The U.S. Department of Labor is showing gains in employment nationwide. National data released by the Bureau of Labor Statistics Friday shows employers added 213,000 jobs in June.

But economists in Alaska say the 49th state is still a different story.

"We're still in a recession," Neal Fried, an economist with the state Department of Labor and Workforce Development, told KTVA in a live interview Saturday. 

"The economy in most of the rest of the country is red hot; the unemployment rate last month for the U.S. was the lowest since the 1960s," Fried said. "Our unemployment rate's not much higher than historical numbers, [it's] not much different than it was four or five years ago, it's just the gap has grown a lot in recent years because the national rate has come down so low."

Alaska has found itself in a recession, as the price oil plunged to below $30 a barrel in 2016. Now, prices have risen to more than twice that figure.

While Fried says the state is still in a recession, he notes that the trend is encouraging.

"It means our budget deficit is getting smaller, and just from a psychological standpoint it's a positive. You know there's a lot of positive happening right now in the oil sector," Fried said. 

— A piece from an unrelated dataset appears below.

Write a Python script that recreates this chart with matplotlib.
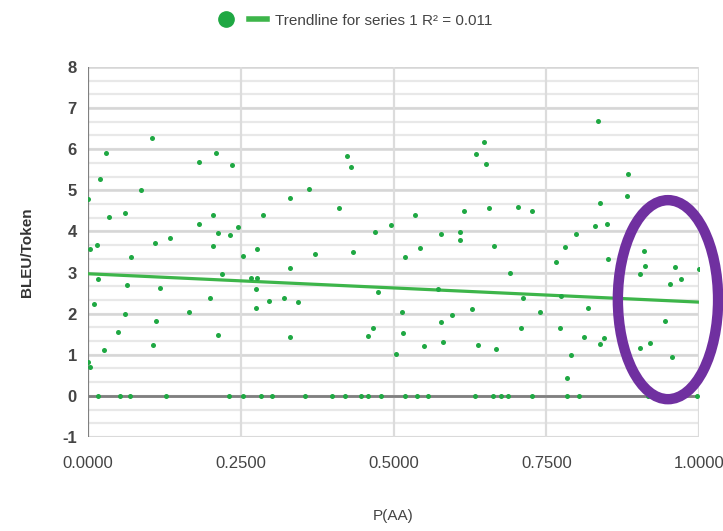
import numpy as np
import matplotlib
matplotlib.use('Agg')
import matplotlib.pyplot as plt
from matplotlib.patches import Ellipse
from matplotlib.lines import Line2D

# data (x = P(AA), y = BLEU/Token)
p_aa = [0.0005, 0.030, 0.019, 0.104, 0.087, 0.035, 0.060, 0.181, 0.210, 0.236,
        0.181, 0.204, 0.213, 0.233, 0.246, 0.286, 0.015, 0.004, 0.109, 0.134,
        0.205, 0.277, 0.016, 0.010, 0.027, 0.000, 0.004, 0.049, 0.061, 0.064,
        0.070, 0.107, 0.112, 0.118, 0.165, 0.199, 0.213, 0.219, 0.254, 0.267,
        0.276, 0.275, 0.275, 0.296, 0.330, 0.371, 0.433, 0.470, 0.320, 0.343,
        0.330, 0.474, 0.458, 0.466, 0.504, 0.513, 0.516, 0.518, 0.543, 0.577,
        0.609, 0.609, 0.549, 0.578, 0.581, 0.596, 0.573, 0.628, 0.638, 0.423,
        0.430, 0.362, 0.331, 0.410, 0.495, 0.535, 0.616, 0.635, 0.648, 0.652,
        0.834, 0.883, 0.882, 0.656, 0.703, 0.727, 0.838, 0.830, 0.849, 0.798,
        0.664, 0.780, 0.691, 0.712, 0.667, 0.709, 0.740, 0.766, 0.774, 0.773,
        0.790, 0.783, 0.811, 0.837, 0.845, 0.818, 0.851, 0.909, 0.911, 0.903,
        0.961, 0.953, 0.970, 0.9995, 0.944, 0.904, 0.920, 0.956]
bleu = [4.78, 5.90, 5.28, 6.28, 5.00, 4.36, 4.44, 5.69, 5.90, 5.62,
        4.18, 4.40, 3.97, 3.92, 4.10, 4.41, 3.68, 3.56, 3.73, 3.85,
        3.64, 3.56, 2.84, 2.24, 1.11, 0.83, 0.71, 1.56, 2.00, 2.69,
        3.38, 1.23, 1.82, 2.62, 2.04, 2.39, 1.47, 2.97, 3.41, 2.86,
        2.86, 2.59, 2.14, 2.30, 3.11, 3.44, 3.49, 3.99, 2.39, 2.28,
        1.44, 2.52, 1.46, 1.66, 1.02, 2.05, 1.52, 3.37, 3.60, 3.93,
        3.98, 3.78, 1.22, 1.79, 1.31, 1.96, 2.59, 2.12, 1.23, 5.83,
        5.56, 5.02, 4.82, 4.57, 4.15, 4.39, 4.50, 5.87, 6.17, 5.63,
        6.69, 5.39, 4.86, 4.56, 4.59, 4.49, 4.69, 4.14, 4.17, 3.94,
        3.64, 3.62, 2.99, 2.38, 1.15, 1.65, 2.03, 3.25, 2.43, 1.65,
        1.00, 0.43, 1.43, 1.27, 1.40, 2.14, 3.33, 3.52, 3.15, 2.96,
        3.14, 2.71, 2.84, 3.09, 1.81, 1.17, 1.28, 0.94]
# runs scoring zero
p_aa_zero = [0.016, 0.052, 0.068, 0.128, 0.231, 0.253, 0.283, 0.301, 0.355, 0.399,
             0.420, 0.446, 0.458, 0.480, 0.519, 0.539, 0.556, 0.634, 0.663, 0.675,
             0.688, 0.726, 0.783, 0.804, 0.916, 0.996]
bleu_zero = [0.0] * len(p_aa_zero)

# linear trendline as shown
trend_intercept = 2.97
trend_slope = -0.69
trend_label = 'Trendline for series 1 R\u00b2 = 0.011'

x_ticks = [0.0, 0.25, 0.5, 0.75, 1.0]
y_ticks = list(range(-1, 9))

GREEN = '#1fa843'
TREND = '#3db54a'
PURPLE = '#7030a0'

plt.rcParams['font.family'] = ['Liberation Sans', 'DejaVu Sans']

fig = plt.figure(figsize=(7.23, 5.31), dpi=100, facecolor='white')
ax = fig.add_axes([0.1217, 0.177, 0.8453, 0.697])

ax.set_xlim(0, 1)
ax.set_ylim(-1, 8)

# gridlines: minor every third, major at integers
for v in np.arange(-1, 8.01, 1 / 3):
    ax.axhline(v, color='#e8e8e8', linewidth=1.6, zorder=0)
for v in y_ticks:
    ax.axhline(v, color='#d6d6d6', linewidth=1.8, zorder=0)
for v in x_ticks[1:]:
    ax.axvline(v, color='#dcdcdc', linewidth=1.6, zorder=0)
ax.axhline(0, color='#7f7f7f', linewidth=2.0, zorder=1)
ax.axvline(0, color='#808080', linewidth=1.6, zorder=1)

for s in ax.spines.values():
    s.set_visible(False)

# trendline
xs = np.array([0.0, 1.0])
ax.plot(xs, trend_intercept + trend_slope * xs, color=TREND, linewidth=2.3, zorder=2)

ax.scatter(p_aa, bleu, s=13, color=GREEN, linewidths=0, zorder=3)
ax.scatter(p_aa_zero, bleu_zero, s=13, color=GREEN, linewidths=0, zorder=3)

ax.set_xticks(x_ticks)
ax.set_xticklabels(['%.4f' % v for v in x_ticks])
ax.set_yticks(y_ticks)
ax.set_yticklabels([str(v) for v in y_ticks])
ax.tick_params(axis='both', length=0, labelsize=12, colors='#444444')
ax.tick_params(axis='x', pad=14)
ax.tick_params(axis='y', pad=8)
for t in ax.get_yticklabels():
    t.set_fontweight('bold')

ax.set_xlabel('P(AA)', fontsize=11, color='#444444', labelpad=27)
ax.set_ylabel('BLEU/Token', fontsize=11, color='#333333', fontweight='bold', labelpad=20)

# highlight ellipse
ell = Ellipse((0.949, 2.34), 0.164, 4.84, fill=False, edgecolor=PURPLE,
              linewidth=7.5, clip_on=False, zorder=5)
ax.add_patch(ell)

# legend
handles = [Line2D([], [], marker='o', linestyle='none', markersize=11,
                  markerfacecolor=GREEN, markeredgecolor=GREEN),
           Line2D([], [], color=TREND, linewidth=4)]
fig.legend(handles, ['', trend_label], loc='upper center', ncol=2,
           bbox_to_anchor=(0.49, 1.0), frameon=False, fontsize=11,
           handlelength=1.2, columnspacing=0.4, handletextpad=0.5,
           labelcolor='#444444')

fig.savefig('out.png', dpi=100, facecolor='white')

In January the Anchorage Economic Development Corp. predicted Anchorage would shed about 1,000 jobs in 2018. Fried says the state predicted job loss this year across Alaska.

But those predictions were made before the Alaska Legislature took an unprecedented step in May. Lawmakers used money from the Permanent Fund's earnings to balance the state budget, using the fund as a sort of endowment. 

"I don't think it's going to change things very much, that prediction is still, we have numbers and we're still seeing job losses " Fried said of using the Permanent Fund's earnings in that fashion. "It is possible that employment could turn positive sometime this year. There are plenty of sort of economic watchers out there that, keen economic watchers that think that that's certainly a possibility."